Didier Guillaume, ministre de l’Agriculture, est-il un bouffon? Je sais qu’il faut faire attention à l’usage des mots et comme celui-là est tout chargé de sens divers, je crois que je vais sagement vous demander de répondre. Qu’est-ce qu’un bouffon? L’affaire remonte à loin. Le Momos de la Grèce antique – Mỗmos signifie raillerie – était un dieu prétendument mineur, lié familialement, inextricablement à Thanatos, la mort et à Hypnos, le Grand sommeil. Dormir, mourir, la piste paraît intéressante.
Le mot lui-même nous vient de l’italien buffone, tiré d’une onomatopée qui indique le gonflement des joues. Monsieur Didier Guillaume, toutes joues dilatées. Bien plus tard, le grand Erasme consacra des pages puissantes au bouffon, devenu inséparable de la plupart des cours européennes. Avec des notations qui n’ont pas vieilli, comme celle-ci : «C’est un fait, les rois détestent la vérité». Et cette autre: «Les bouffons, eux, procurent ce que les princes recherchent partout et à tout prix : l’amusement, le sourire, l’éclat de rire, le plaisir». Se pourrait-il?
Monsieur Guillaume, de passage au Salon de l’Agriculture le 25 février 2019, a apposé sa signature ministérielle sur le «préambule» d’un «contrat de solutions» imaginé par la FNSEA, le grand «syndicat» de l’agriculture industrielle. Le texte, assez lourdaud, affirme nécessaire «la sortie [du glyphosate] pour une majorité d’usages pour lesquels il existe des alternatives accessibles et viables d’ici fin 2020». Dans le détail de 100 pages que je suis allé regarder, on trouve également cet engagement rigoureusement sic: «Réduire fortement les herbicides et se passer à moyen terme de glyphosate dans une majorité de situation sans perte de revenu».
Il me semble moi que chaque mot compte. Réduire. Moyen terme. Majorité de situations. Sans perte de revenu.

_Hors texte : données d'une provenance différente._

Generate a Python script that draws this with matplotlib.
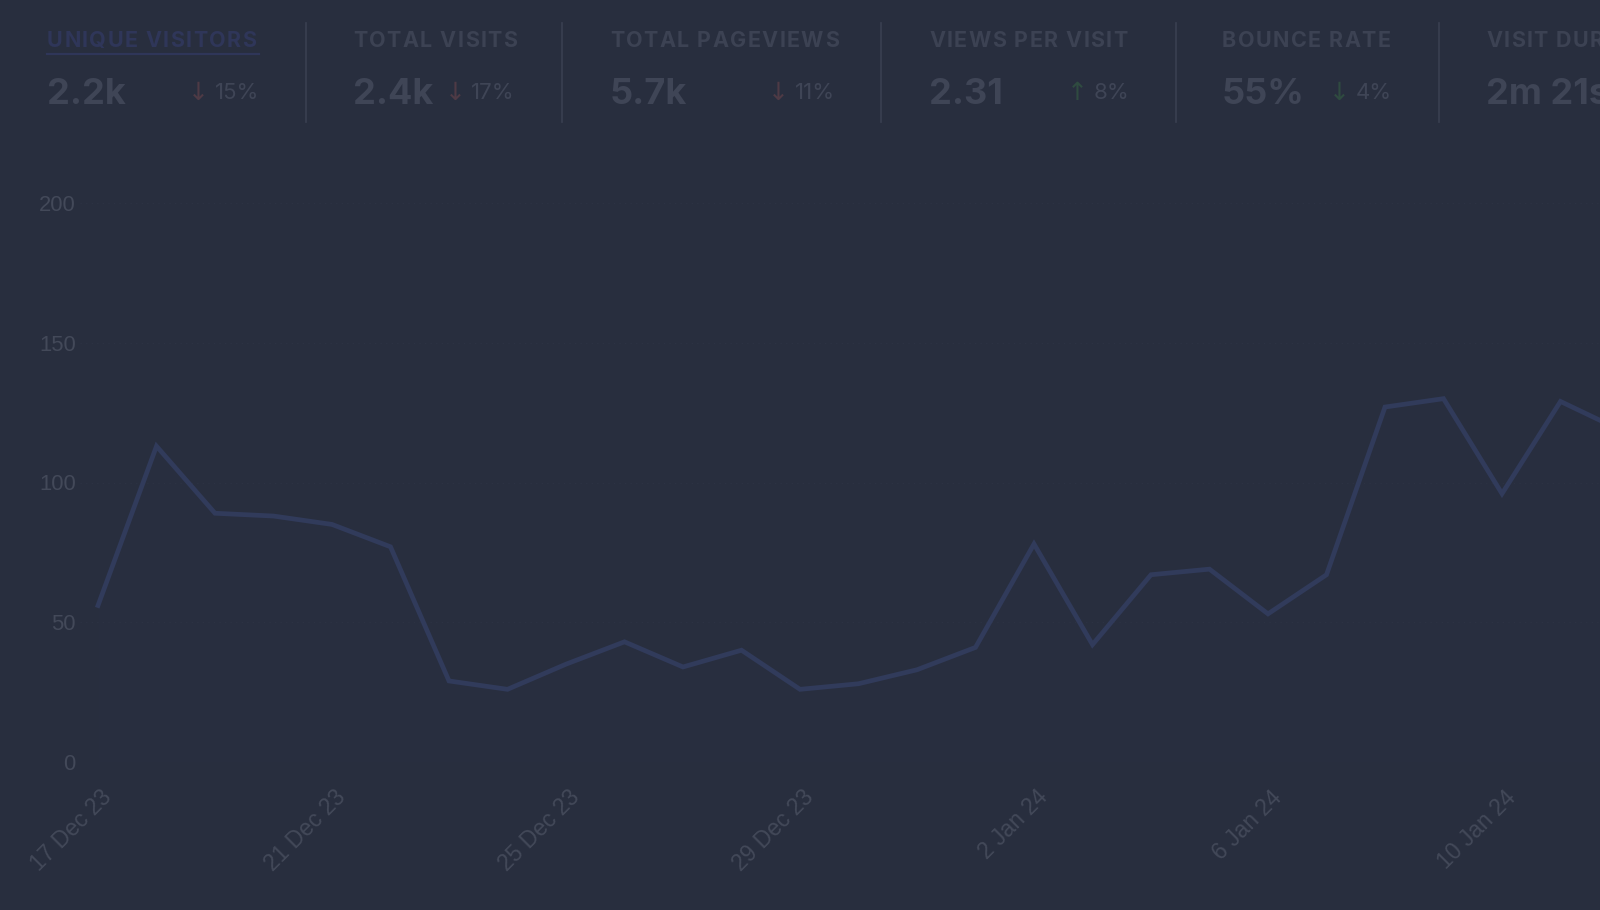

Momos, l’éternel retour? En 1993 surgit des limbes un petit nouveau, le Forum pour une agriculture raisonnée respectueuse de l’environnement, ou FARRE. Son adresse? 2 rue Denfert-Rochereau, à Boulogne Billancourt. La même, un peu plus tard, que celle de l’UIPP, qui regroupe toute l’industrie des pesticides en France. Faux-nez de l’agrochimie, FARRE va réunir des chambres d’agriculture, la FNSEA bien sûr, Bayer, Monsanto, BASF, l’UIPP. Commence la saison enchantée de la propagande. On présente aux gogos des fermes Potemkine (1) – chez les époux Blaisiot, le lisier de porc n’a plus d’odeur -, on adresse à des centaines de journalistes des invitations à la campagne.
En 2001, la FNSEA en congrès vote une motion de soutien à l’agriculture «raisonnée» et envisage un nouveau contrat avec la société. Mais attention, «la mise en cause des agriculteurs et de leurs méthodes de production se révèle par les procès d’intention systématiques dressés à leur encontre». Comme en 2019 ? Comme en 2019. Le gras est dans le texte d’origine.
Parle-t-on encore d’agriculture raisonnée? Non. A-t-elle donné le moindre résultat? Non. Vint ensuite le funeste Grenelle de l’Environnement de septembre 2007. Notre merveilleux Nicolas Sarkozy y avait promis une réduction de l’usage des pesticides de 50% en dix ans, mais nos amis de la FNSEA, codécisionnaires en toute chose, étaient alors parvenus à faire rajouter: «si c’est possible».
Et cela ne fut pas possible. Malgré les centaines de millions d’euros jetés au vent par le Plan Ecophyto et la réapparition de fermes Potemkine, la consommation de pesticides n’a pas baissé. Elle a au contraire augmenté de plus de 20%. Mais c’est avec ces gens-là que monsieur Guillaume vient d’engager notre responsabilité à tous. Le ministre est-il un bouffon? D’un côté, il apporte en effet aux puissants – merci Erasme – beaucoup de plaisir.
Mais du rire? Eh bien, je crois que oui. Chacun sait qu’on peut rire aux éclats au cours d’un enterrement – je l’ai fait -, ou lorsqu’on découvre une maladie grave, un accident, et ne parlons pas de la chute d’un inconnu sur un trottoir. Monsieur Guillaume n’a pas l’air très marrant, c’est vrai. Mais son comique, très proche de celui de l’impassible Buster Keaton, a quelque chose de génial. Une chose est certaine: Buster Keaton n’était pas un bouffon.
Fabrice Nicolino
(1) Depuis le règne de Catherine II de Russie, on parle de villages Potemkine en carton-pâte, destinés à cacher la misère paysanne.